Anyways, is it possible that the momma cat is already pregnant again?
I have an appointment for her spay on July 12'th, I wanted it done ASAP and that's the only opening my vet has. 
The tech assured me it will be ok and the spay will be fine even if they get in there and discover kittens. 

How late into the pregnancy can the spay still be preformed?

I have never had an animal with babies! I have always spayed mine before they got to that age.


----------



## Jeanie (Jun 18, 2003)

Yes. A mother cat can get pregnant within days after giving birth. That's a bit unusual, but not unusual for a mother of 8 week old kittens. Nursing does not protect them from getting pregnant.

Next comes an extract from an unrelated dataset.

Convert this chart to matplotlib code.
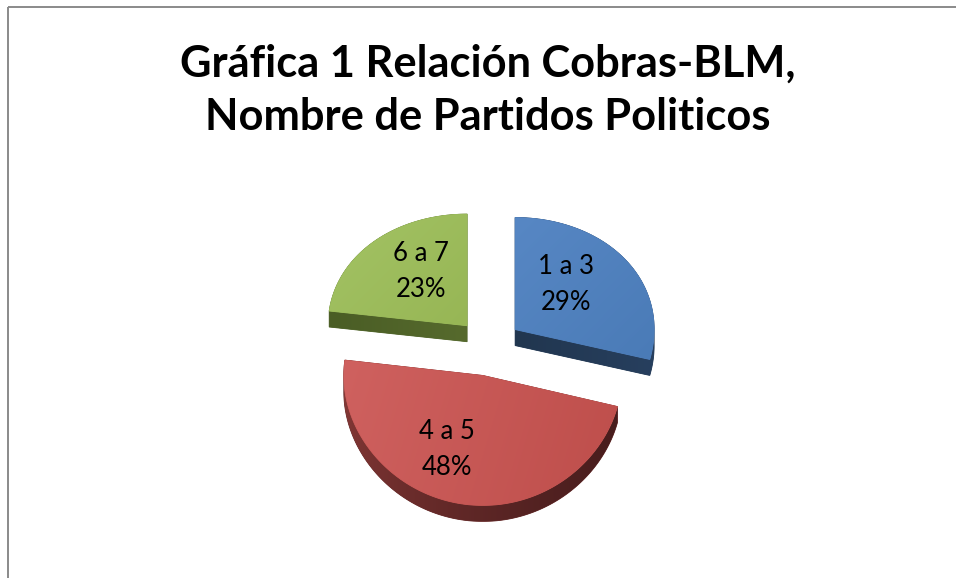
import numpy as np
import matplotlib
matplotlib.use("Agg")
import matplotlib.pyplot as plt
from matplotlib.patches import Polygon, Rectangle
from matplotlib.colors import to_rgb

# ---------------- data ----------------
categories = ["1 a 3", "4 a 5", "6 a 7"]
values = [29, 48, 23]
title_lines = ["Gráfica 1 Relación Cobras-BLM,", "Nombre de Partidos Politicos"]

# ---------------- style ----------------
top_light = ["#5787C4", "#CF615F", "#A3C364"]
top_dark = ["#4A7BB7", "#BE4E4B", "#97B655"]
side_light = ["#21364F", "#853836", "#4A5D25"]
side_dark = ["#273F5E", "#481D1D", "#566A2D"]
top_dir = [(1, 1), (1, 0.3), (1, 1)]
side_dir = [(1, 0), (1, 0), (1, 0)]
side_gamma = [1.0, 0.6, 1.0]
label_dx = [-16, -20, 10]
title_baselines = [77, 130]

W, H = 956, 578
CX, CY = 489, 347
RX, AY, BY = 139, 120.4, 6.5
EXPLODE = 0.238
DEPTH = 16
LABEL_R = 0.61


def proj(X, Y):
    X = np.asarray(X, float)
    Y = np.asarray(Y, float)
    return CX + RX * X, CY - AY * Y + BY * Y ** 2


def hull(pts):
    p = sorted(map(tuple, pts))
    def cross(o, a, b):
        return (a[0] - o[0]) * (b[1] - o[1]) - (a[1] - o[1]) * (b[0] - o[0])
    lower, upper = [], []
    for q in p:
        while len(lower) >= 2 and cross(lower[-2], lower[-1], q) <= 0:
            lower.pop()
        lower.append(q)
    for q in reversed(p):
        while len(upper) >= 2 and cross(upper[-2], upper[-1], q) <= 0:
            upper.pop()
        upper.append(q)
    return np.array(lower[:-1] + upper[:-1])


def grad_fill(ax, pts, c1, c2, d, zorder, gamma=1.0):
    c1 = np.array(to_rgb(c1))
    c2 = np.array(to_rgb(c2))
    mid = (c1 + c2) / 2
    poly = Polygon(pts, closed=True, fc=mid, ec=mid, lw=0.6, zorder=zorder)
    ax.add_patch(poly)
    x0, y0 = pts.min(0)
    x1, y1 = pts.max(0)
    nx = int(x1 - x0) + 2
    ny = int(y1 - y0) + 2
    xs = np.linspace(x0, x1, nx)
    ys = np.linspace(y0, y1, ny)
    XX, YY = np.meshgrid(xs, ys)
    pr = (XX - x0) * d[0] + (YY - y0) * d[1]
    t = (pr - pr.min()) / (pr.max() - pr.min() + 1e-9)
    t = t ** gamma
    img = c1[None, None, :] * (1 - t[..., None]) + c2[None, None, :] * t[..., None]
    im = ax.imshow(img, extent=(x0, x1, y1, y0), origin="upper", aspect="auto",
                   interpolation="bilinear", zorder=zorder + 0.1)
    im.set_clip_path(poly)


fig = plt.figure(figsize=(W / 100, H / 100), dpi=100)
fig.patch.set_facecolor("white")
ax = fig.add_axes([0, 0, 1, 1])
ax.axis("off")

vals = np.array(values, float)
fr = vals / vals.sum()
cum = np.concatenate([[0], np.cumsum(fr)])
t1 = 90 - 360 * cum[:-1]
t2 = 90 - 360 * cum[1:]
mids = (t1 + t2) / 2

tops = []
for i in range(len(values)):
    m = np.radians(mids[i])
    ex, ey = EXPLODE * np.cos(m), EXPLODE * np.sin(m)
    th = np.radians(np.linspace(t1[i], t2[i], 160))
    X = np.concatenate([[ex], ex + np.cos(th)])
    Y = np.concatenate([[ey], ey + np.sin(th)])
    u, v = proj(X, Y)
    pts = np.column_stack([u, v])
    tops.append(pts)
    side = hull(np.vstack([pts, pts + [0, DEPTH]]))
    grad_fill(ax, side, side_light[i], side_dark[i], side_dir[i], 1, side_gamma[i])

for i, pts in enumerate(tops):
    grad_fill(ax, pts, top_light[i], top_dark[i], top_dir[i], 2)

# labels
fig.canvas.draw()
r = fig.canvas.get_renderer()
for i, cat in enumerate(categories):
    m = np.radians(mids[i])
    ex, ey = EXPLODE * np.cos(m), EXPLODE * np.sin(m)
    lu, lv = proj(ex + LABEL_R * np.cos(m), ey + LABEL_R * np.sin(m))
    pct = f"{fr[i] * 100:.0f}%"
    t = ax.text(lu + label_dx[i], lv - 2, f"{cat}\n{pct}", ha="center", va="center",
                multialignment="center", fontsize=18.5, family="Lato", color="black",
                zorder=5)
    _, h, d = r.get_text_width_height_descent("lp", t.get_fontproperties(), ismath=False)
    t.set_linespacing(31 / (h - d))

# title (two centred lines)
titles = []
for line, yb in zip(title_lines, title_baselines):
    titles.append(ax.text(488, yb, line, ha="center", va="baseline", fontsize=30,
                          family="Lato", fontweight="bold", color="black", zorder=5))
fig.canvas.draw()
w = titles[0].get_window_extent(r).width
for t in titles:
    t.set_fontsize(30 * 613 / w)

# chart border
ax.add_patch(Rectangle((8.5, 6.5), 2000, 2000, fill=False, ec="#8a8a8a", lw=1.4, zorder=0))

ax.set_xlim(0, W)
ax.set_ylim(H, 0)
fig.savefig("out.png", dpi=100, facecolor="white")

As for spaying, I know that it costs more when the female is pregnant. I couldn't do it, personally. Of course that's a personal choice. Ask your vet what she recommends. I don't think you'd want the kittens to be aborted and come out crying. That would be hard to take.


----------



## Padunk (Oct 20, 2003)

You can still humanely spay about three weeks into pregnancy... after that it can still be done but my vet wasn't comfortable with it.

My cat was spayed about 2 and a half weeks into pregnancy and it was an extra $20.


----------



## 4EverAfter (Jun 28, 2004)

I found another clinic to do the spay today. She's there right now. They will call when it's over. I'll let you know when I hear from them.


----------



## 4EverAfter (Jun 28, 2004)

They said she is doing good. There were no kittens. I'm glad it went smoothly and that there were no kittens to remove. Though I probably would have let them go through with it, it wouldn't be what I would have liked to do.


----------



## Zalensia (Aug 25, 2003)

Just wanted to say im glad it has all been sorted out. Great that you called around and found a vet who can do it right away.


----------